## [The request]
Restate the whole listing word for word. Pictures are left out.

## [Supplied data]
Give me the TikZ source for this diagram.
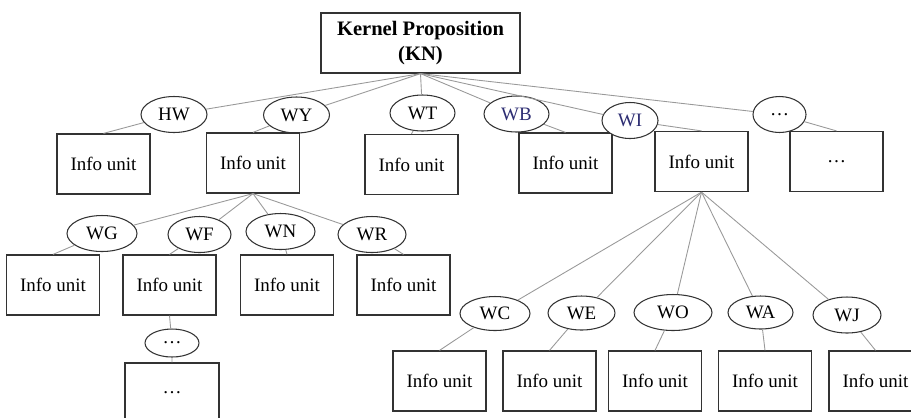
\documentclass[tikz,border=0pt]{standalone}
\usepackage{fontspec}
\setmainfont{Liberation Serif}
\usetikzlibrary{shapes.geometric}
\usetikzlibrary{positioning}
\definecolor{labelblue}{RGB}{45,45,115}

\begin{document}
\begin{tikzpicture}[
x=0.02cm, y=-0.02cm,
roundnode/.style={ellipse, draw=black!80, fill=white, line width=0.6pt, inner sep=0pt, minimum width=1.32cm, minimum height=0.72cm, font=\fontsize{10.8}{13}\selectfont},
squarednode/.style={rectangle, draw=black!80, fill=white, line width=0.7pt, inner sep=0pt, minimum width=1.86cm, minimum height=1.2cm, align=center, font=\fontsize{10.8}{13}\selectfont},
link/.style={draw=gray!80, line width=0.5pt},
]
\useasboundingbox (0,0) rectangle (911,417);
\clip (0,0) rectangle (911,417);
%Nodes
\node[squarednode, minimum width=3.98cm, font=\fontsize{11.7}{14}\selectfont\bfseries] (kernel_node) at (420.5,43) {Kernel Proposition\\(KN)};

\node[roundnode]                        (hw_node)        at (174,114.5) {HW};
\node[squarednode]                      (hw_unit_node)   at (103.5,164) {Info unit};
\node[roundnode]                        (wy_node)        at (296.5,115) {WY};
\node[squarednode]                      (wy_unit_node)   at (253,163)   {Info unit};
\node[roundnode, minimum width=1.3cm]   (wt_node)        at (422.5,113) {WT};
\node[squarednode]                      (wt_unit_node)   at (411.5,164.5) {Info unit};
\node[roundnode, text=labelblue, minimum width=1.3cm] (wb_node) at (516.5,114) {WB};
\node[squarednode]                      (wb_unit_node)   at (565.5,163) {Info unit};
\node[roundnode, text=labelblue, minimum width=1.12cm] (wi_node) at (630,120.5) {WI};
\node[squarednode]                      (wi_unit_node)   at (701.5,161.5) {Info unit};
\node[roundnode, minimum width=1.06cm]  (more_node)      at (779.5,114.5) {…};
\node[squarednode]                      (more_unit_node) at (836.5,161.5) {…};

\node[roundnode, minimum width=1.4cm]   (wg_node)        at (102,233.5) {WG};
\node[squarednode]                      (wg_unit_node)   at (53,285)    {Info unit};
\node[roundnode, minimum width=1.26cm]  (wf_node)        at (199.5,234.5) {WF};
\node[squarednode]                      (wf_unit_node)   at (169.5,285) {Info unit};
\node[roundnode, minimum width=1.38cm]  (wn_node)        at (280.5,231.5) {WN};
\node[squarednode]                      (wn_unit_node)   at (287,285)   {Info unit};
\node[roundnode, minimum width=1.36cm]  (wr_node)        at (372,234.5) {WR};
\node[squarednode]                      (wr_unit_node)   at (403.5,285) {Info unit};
\node[roundnode, minimum width=1.08cm, minimum height=0.56cm] (wf_more_node) at (172,343) {…};
\node[squarednode, minimum width=1.88cm] (wf_more_unit_node) at (172,393) {…};

\node[roundnode, minimum width=1.4cm, minimum height=0.68cm]  (wc_node) at (495,313.5) {WC};
\node[squarednode]                      (wc_unit_node)   at (439.5,381) {Info unit};
\node[roundnode, minimum width=1.34cm, minimum height=0.68cm] (we_node) at (581.5,313) {WE};
\node[squarednode]                      (we_unit_node)   at (549.5,381) {Info unit};
\node[roundnode, minimum width=1.56cm]  (wo_node)        at (673,312.5) {WO};
\node[squarednode]                      (wo_unit_node)   at (655,381)   {Info unit};
\node[roundnode, minimum width=1.3cm, minimum height=0.66cm]  (wa_node) at (760.5,312.5) {WA};
\node[squarednode]                      (wa_unit_node)   at (765,381)   {Info unit};
\node[roundnode, minimum width=1.36cm]  (wj_node)        at (847,315)   {WJ};
\node[squarednode]                      (wj_unit_node)   at (875.5,381) {Info unit};

%Lines
\draw[link] (kernel_node.south) -- (hw_node)   (hw_node)   -- (hw_unit_node.north);
\draw[link] (kernel_node.south) -- (wy_node)   (wy_node)   -- (wy_unit_node.north);
\draw[link] (kernel_node.south) -- (wt_node)   (wt_node)   -- (wt_unit_node.north);
\draw[link] (kernel_node.south) -- (wb_node)   (wb_node)   -- (wb_unit_node.north);
\draw[link] (kernel_node.south) -- (wi_node)   (wi_node)   -- (wi_unit_node.north);
\draw[link] (kernel_node.south) -- (more_node) (more_node) -- (more_unit_node.north);

\draw[link] (wy_unit_node.south) -- (wg_node) (wg_node) -- (wg_unit_node.north);
\draw[link] (wy_unit_node.south) -- (wf_node) (wf_node) -- (wf_unit_node.north);
\draw[link] (wy_unit_node.south) -- (wn_node) (wn_node) -- (wn_unit_node.north);
\draw[link] (wy_unit_node.south) -- (wr_node) (wr_node) -- (wr_unit_node.north);
\draw[link] (wf_unit_node.south) -- (wf_more_node) (wf_more_node) -- (wf_more_unit_node.north);

\draw[link] (wi_unit_node.south) -- (wc_node) (wc_node) -- (wc_unit_node.north);
\draw[link] (wi_unit_node.south) -- (we_node) (we_node) -- (we_unit_node.north);
\draw[link] (wi_unit_node.south) -- (wo_node) (wo_node) -- (wo_unit_node.north);
\draw[link] (wi_unit_node.south) -- (wa_node) (wa_node) -- (wa_unit_node.north);
\draw[link] (wi_unit_node.south) -- (wj_node) (wj_node) -- (wj_unit_node.north);

\end{tikzpicture}
\end{document}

## [Answer for the task]
Give me the TikZ source for this diagram.
\documentclass[tikz,border=0pt]{standalone}
\usepackage{fontspec}
\setmainfont{Liberation Serif}
\usetikzlibrary{shapes.geometric}
\usetikzlibrary{positioning}
\definecolor{labelblue}{RGB}{45,45,115}

\begin{document}
\begin{tikzpicture}[
x=0.02cm, y=-0.02cm,
roundnode/.style={ellipse, draw=black!80, fill=white, line width=0.6pt, inner sep=0pt, minimum width=1.32cm, minimum height=0.72cm, font=\fontsize{10.8}{13}\selectfont},
squarednode/.style={rectangle, draw=black!80, fill=white, line width=0.7pt, inner sep=0pt, minimum width=1.86cm, minimum height=1.2cm, align=center, font=\fontsize{10.8}{13}\selectfont},
link/.style={draw=gray!80, line width=0.5pt},
]
\useasboundingbox (0,0) rectangle (911,417);
\clip (0,0) rectangle (911,417);
%Nodes
\node[squarednode, minimum width=3.98cm, font=\fontsize{11.7}{14}\selectfont\bfseries] (kernel_node) at (420.5,43) {Kernel Proposition\\(KN)};

\node[roundnode]                        (hw_node)        at (174,114.5) {HW};
\node[squarednode]                      (hw_unit_node)   at (103.5,164) {Info unit};
\node[roundnode]                        (wy_node)        at (296.5,115) {WY};
\node[squarednode]                      (wy_unit_node)   at (253,163)   {Info unit};
\node[roundnode, minimum width=1.3cm]   (wt_node)        at (422.5,113) {WT};
\node[squarednode]                      (wt_unit_node)   at (411.5,164.5) {Info unit};
\node[roundnode, text=labelblue, minimum width=1.3cm] (wb_node) at (516.5,114) {WB};
\node[squarednode]                      (wb_unit_node)   at (565.5,163) {Info unit};
\node[roundnode, text=labelblue, minimum width=1.12cm] (wi_node) at (630,120.5) {WI};
\node[squarednode]                      (wi_unit_node)   at (701.5,161.5) {Info unit};
\node[roundnode, minimum width=1.06cm]  (more_node)      at (779.5,114.5) {…};
\node[squarednode]                      (more_unit_node) at (836.5,161.5) {…};

\node[roundnode, minimum width=1.4cm]   (wg_node)        at (102,233.5) {WG};
\node[squarednode]                      (wg_unit_node)   at (53,285)    {Info unit};
\node[roundnode, minimum width=1.26cm]  (wf_node)        at (199.5,234.5) {WF};
\node[squarednode]                      (wf_unit_node)   at (169.5,285) {Info unit};
\node[roundnode, minimum width=1.38cm]  (wn_node)        at (280.5,231.5) {WN};
\node[squarednode]                      (wn_unit_node)   at (287,285)   {Info unit};
\node[roundnode, minimum width=1.36cm]  (wr_node)        at (372,234.5) {WR};
\node[squarednode]                      (wr_unit_node)   at (403.5,285) {Info unit};
\node[roundnode, minimum width=1.08cm, minimum height=0.56cm] (wf_more_node) at (172,343) {…};
\node[squarednode, minimum width=1.88cm] (wf_more_unit_node) at (172,393) {…};

\node[roundnode, minimum width=1.4cm, minimum height=0.68cm]  (wc_node) at (495,313.5) {WC};
\node[squarednode]                      (wc_unit_node)   at (439.5,381) {Info unit};
\node[roundnode, minimum width=1.34cm, minimum height=0.68cm] (we_node) at (581.5,313) {WE};
\node[squarednode]                      (we_unit_node)   at (549.5,381) {Info unit};
\node[roundnode, minimum width=1.56cm]  (wo_node)        at (673,312.5) {WO};
\node[squarednode]                      (wo_unit_node)   at (655,381)   {Info unit};
\node[roundnode, minimum width=1.3cm, minimum height=0.66cm]  (wa_node) at (760.5,312.5) {WA};
\node[squarednode]                      (wa_unit_node)   at (765,381)   {Info unit};
\node[roundnode, minimum width=1.36cm]  (wj_node)        at (847,315)   {WJ};
\node[squarednode]                      (wj_unit_node)   at (875.5,381) {Info unit};

%Lines
\draw[link] (kernel_node.south) -- (hw_node)   (hw_node)   -- (hw_unit_node.north);
\draw[link] (kernel_node.south) -- (wy_node)   (wy_node)   -- (wy_unit_node.north);
\draw[link] (kernel_node.south) -- (wt_node)   (wt_node)   -- (wt_unit_node.north);
\draw[link] (kernel_node.south) -- (wb_node)   (wb_node)   -- (wb_unit_node.north);
\draw[link] (kernel_node.south) -- (wi_node)   (wi_node)   -- (wi_unit_node.north);
\draw[link] (kernel_node.south) -- (more_node) (more_node) -- (more_unit_node.north);

\draw[link] (wy_unit_node.south) -- (wg_node) (wg_node) -- (wg_unit_node.north);
\draw[link] (wy_unit_node.south) -- (wf_node) (wf_node) -- (wf_unit_node.north);
\draw[link] (wy_unit_node.south) -- (wn_node) (wn_node) -- (wn_unit_node.north);
\draw[link] (wy_unit_node.south) -- (wr_node) (wr_node) -- (wr_unit_node.north);
\draw[link] (wf_unit_node.south) -- (wf_more_node) (wf_more_node) -- (wf_more_unit_node.north);

\draw[link] (wi_unit_node.south) -- (wc_node) (wc_node) -- (wc_unit_node.north);
\draw[link] (wi_unit_node.south) -- (we_node) (we_node) -- (we_unit_node.north);
\draw[link] (wi_unit_node.south) -- (wo_node) (wo_node) -- (wo_unit_node.north);
\draw[link] (wi_unit_node.south) -- (wa_node) (wa_node) -- (wa_unit_node.north);
\draw[link] (wi_unit_node.south) -- (wj_node) (wj_node) -- (wj_unit_node.north);

\end{tikzpicture}
\end{document}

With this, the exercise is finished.